Exercise objective
From the records below, extract all the text exactly and leave the images behind.

Supplied records
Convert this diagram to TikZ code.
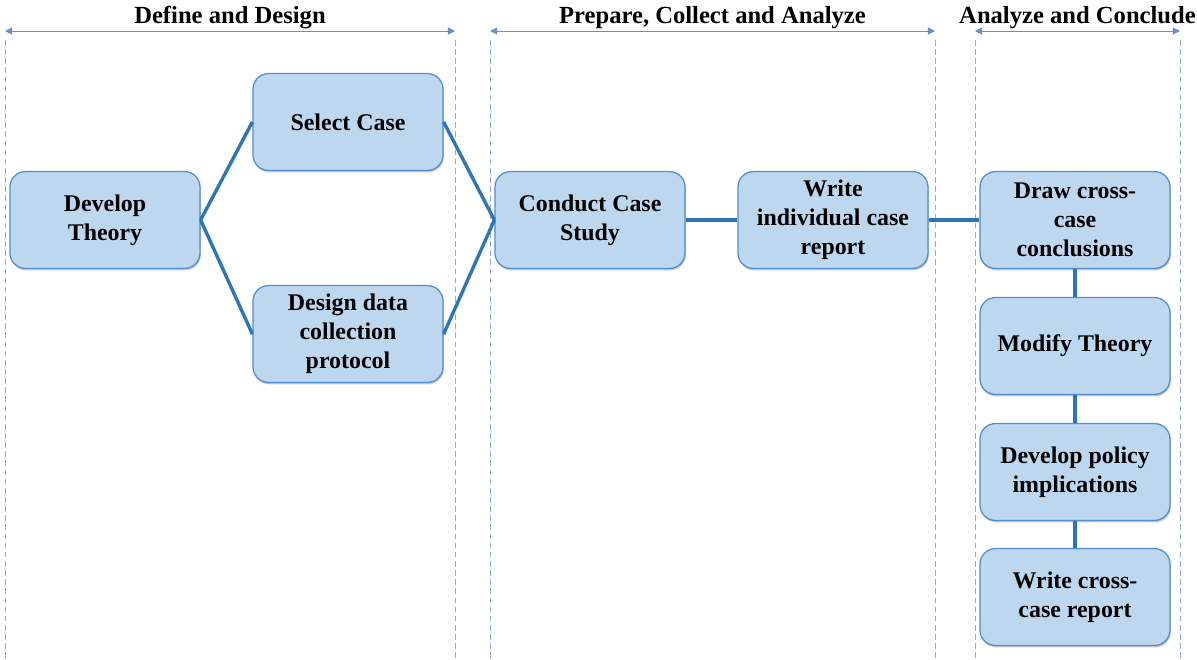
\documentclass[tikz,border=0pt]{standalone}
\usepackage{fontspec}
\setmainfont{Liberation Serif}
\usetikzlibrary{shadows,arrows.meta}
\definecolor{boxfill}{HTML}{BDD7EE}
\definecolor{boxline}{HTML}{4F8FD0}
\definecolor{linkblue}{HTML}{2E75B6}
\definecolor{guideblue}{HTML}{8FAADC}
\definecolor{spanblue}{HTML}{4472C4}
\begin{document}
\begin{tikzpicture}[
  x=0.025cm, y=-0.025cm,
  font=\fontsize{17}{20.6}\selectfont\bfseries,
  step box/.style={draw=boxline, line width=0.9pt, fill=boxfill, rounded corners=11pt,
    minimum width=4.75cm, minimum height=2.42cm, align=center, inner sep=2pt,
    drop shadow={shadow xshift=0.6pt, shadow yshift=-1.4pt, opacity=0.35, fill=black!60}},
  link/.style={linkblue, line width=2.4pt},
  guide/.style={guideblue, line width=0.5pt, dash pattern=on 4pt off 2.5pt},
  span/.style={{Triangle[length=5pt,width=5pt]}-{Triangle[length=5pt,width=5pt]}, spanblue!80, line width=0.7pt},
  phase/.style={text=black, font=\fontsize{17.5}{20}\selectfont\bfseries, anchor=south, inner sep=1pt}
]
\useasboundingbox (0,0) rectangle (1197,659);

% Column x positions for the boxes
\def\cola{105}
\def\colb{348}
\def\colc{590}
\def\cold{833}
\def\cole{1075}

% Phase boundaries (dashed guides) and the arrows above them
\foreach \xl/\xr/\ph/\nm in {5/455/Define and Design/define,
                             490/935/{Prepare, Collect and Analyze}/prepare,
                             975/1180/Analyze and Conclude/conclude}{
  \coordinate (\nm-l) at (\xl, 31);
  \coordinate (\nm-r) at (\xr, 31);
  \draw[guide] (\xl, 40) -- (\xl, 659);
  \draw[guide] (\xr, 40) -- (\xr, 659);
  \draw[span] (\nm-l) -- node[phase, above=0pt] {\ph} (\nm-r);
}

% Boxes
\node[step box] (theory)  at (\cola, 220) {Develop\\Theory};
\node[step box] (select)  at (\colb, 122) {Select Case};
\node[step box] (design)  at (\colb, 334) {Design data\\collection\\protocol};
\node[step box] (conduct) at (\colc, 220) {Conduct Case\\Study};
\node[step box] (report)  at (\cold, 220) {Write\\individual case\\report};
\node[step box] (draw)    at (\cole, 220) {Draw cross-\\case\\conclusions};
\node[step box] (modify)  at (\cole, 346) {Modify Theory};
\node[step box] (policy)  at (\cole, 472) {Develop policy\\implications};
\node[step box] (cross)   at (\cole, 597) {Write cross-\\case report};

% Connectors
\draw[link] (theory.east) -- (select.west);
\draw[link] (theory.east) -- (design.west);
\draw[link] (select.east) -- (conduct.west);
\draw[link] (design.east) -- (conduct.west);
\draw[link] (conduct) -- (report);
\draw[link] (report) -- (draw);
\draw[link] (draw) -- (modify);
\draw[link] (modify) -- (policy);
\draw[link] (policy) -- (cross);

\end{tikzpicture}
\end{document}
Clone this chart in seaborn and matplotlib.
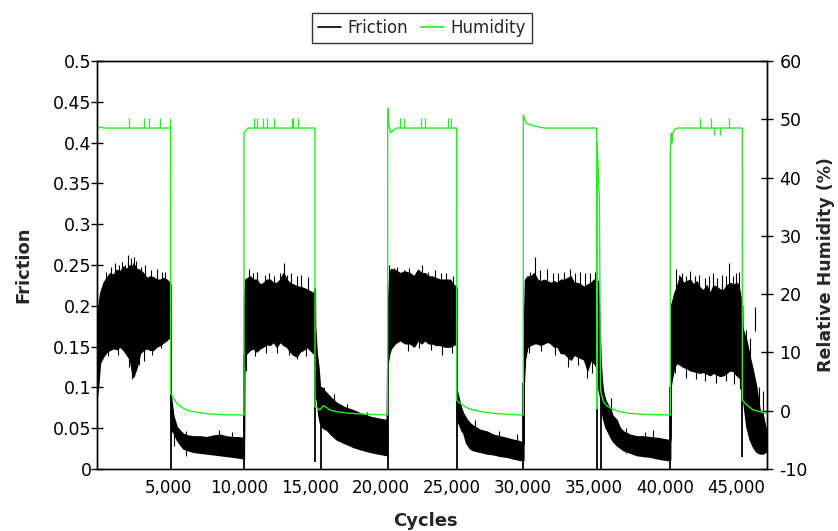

Complete output
Convert this diagram to TikZ code.
\documentclass[tikz,border=0pt]{standalone}
\usepackage{fontspec}
\setmainfont{Liberation Serif}
\usetikzlibrary{shadows,arrows.meta}
\definecolor{boxfill}{HTML}{BDD7EE}
\definecolor{boxline}{HTML}{4F8FD0}
\definecolor{linkblue}{HTML}{2E75B6}
\definecolor{guideblue}{HTML}{8FAADC}
\definecolor{spanblue}{HTML}{4472C4}
\begin{document}
\begin{tikzpicture}[
  x=0.025cm, y=-0.025cm,
  font=\fontsize{17}{20.6}\selectfont\bfseries,
  step box/.style={draw=boxline, line width=0.9pt, fill=boxfill, rounded corners=11pt,
    minimum width=4.75cm, minimum height=2.42cm, align=center, inner sep=2pt,
    drop shadow={shadow xshift=0.6pt, shadow yshift=-1.4pt, opacity=0.35, fill=black!60}},
  link/.style={linkblue, line width=2.4pt},
  guide/.style={guideblue, line width=0.5pt, dash pattern=on 4pt off 2.5pt},
  span/.style={{Triangle[length=5pt,width=5pt]}-{Triangle[length=5pt,width=5pt]}, spanblue!80, line width=0.7pt},
  phase/.style={text=black, font=\fontsize{17.5}{20}\selectfont\bfseries, anchor=south, inner sep=1pt}
]
\useasboundingbox (0,0) rectangle (1197,659);

% Column x positions for the boxes
\def\cola{105}
\def\colb{348}
\def\colc{590}
\def\cold{833}
\def\cole{1075}

% Phase boundaries (dashed guides) and the arrows above them
\foreach \xl/\xr/\ph/\nm in {5/455/Define and Design/define,
                             490/935/{Prepare, Collect and Analyze}/prepare,
                             975/1180/Analyze and Conclude/conclude}{
  \coordinate (\nm-l) at (\xl, 31);
  \coordinate (\nm-r) at (\xr, 31);
  \draw[guide] (\xl, 40) -- (\xl, 659);
  \draw[guide] (\xr, 40) -- (\xr, 659);
  \draw[span] (\nm-l) -- node[phase, above=0pt] {\ph} (\nm-r);
}

% Boxes
\node[step box] (theory)  at (\cola, 220) {Develop\\Theory};
\node[step box] (select)  at (\colb, 122) {Select Case};
\node[step box] (design)  at (\colb, 334) {Design data\\collection\\protocol};
\node[step box] (conduct) at (\colc, 220) {Conduct Case\\Study};
\node[step box] (report)  at (\cold, 220) {Write\\individual case\\report};
\node[step box] (draw)    at (\cole, 220) {Draw cross-\\case\\conclusions};
\node[step box] (modify)  at (\cole, 346) {Modify Theory};
\node[step box] (policy)  at (\cole, 472) {Develop policy\\implications};
\node[step box] (cross)   at (\cole, 597) {Write cross-\\case report};

% Connectors
\draw[link] (theory.east) -- (select.west);
\draw[link] (theory.east) -- (design.west);
\draw[link] (select.east) -- (conduct.west);
\draw[link] (design.east) -- (conduct.west);
\draw[link] (conduct) -- (report);
\draw[link] (report) -- (draw);
\draw[link] (draw) -- (modify);
\draw[link] (modify) -- (policy);
\draw[link] (policy) -- (cross);

\end{tikzpicture}
\end{document}
Clone this chart in seaborn and matplotlib.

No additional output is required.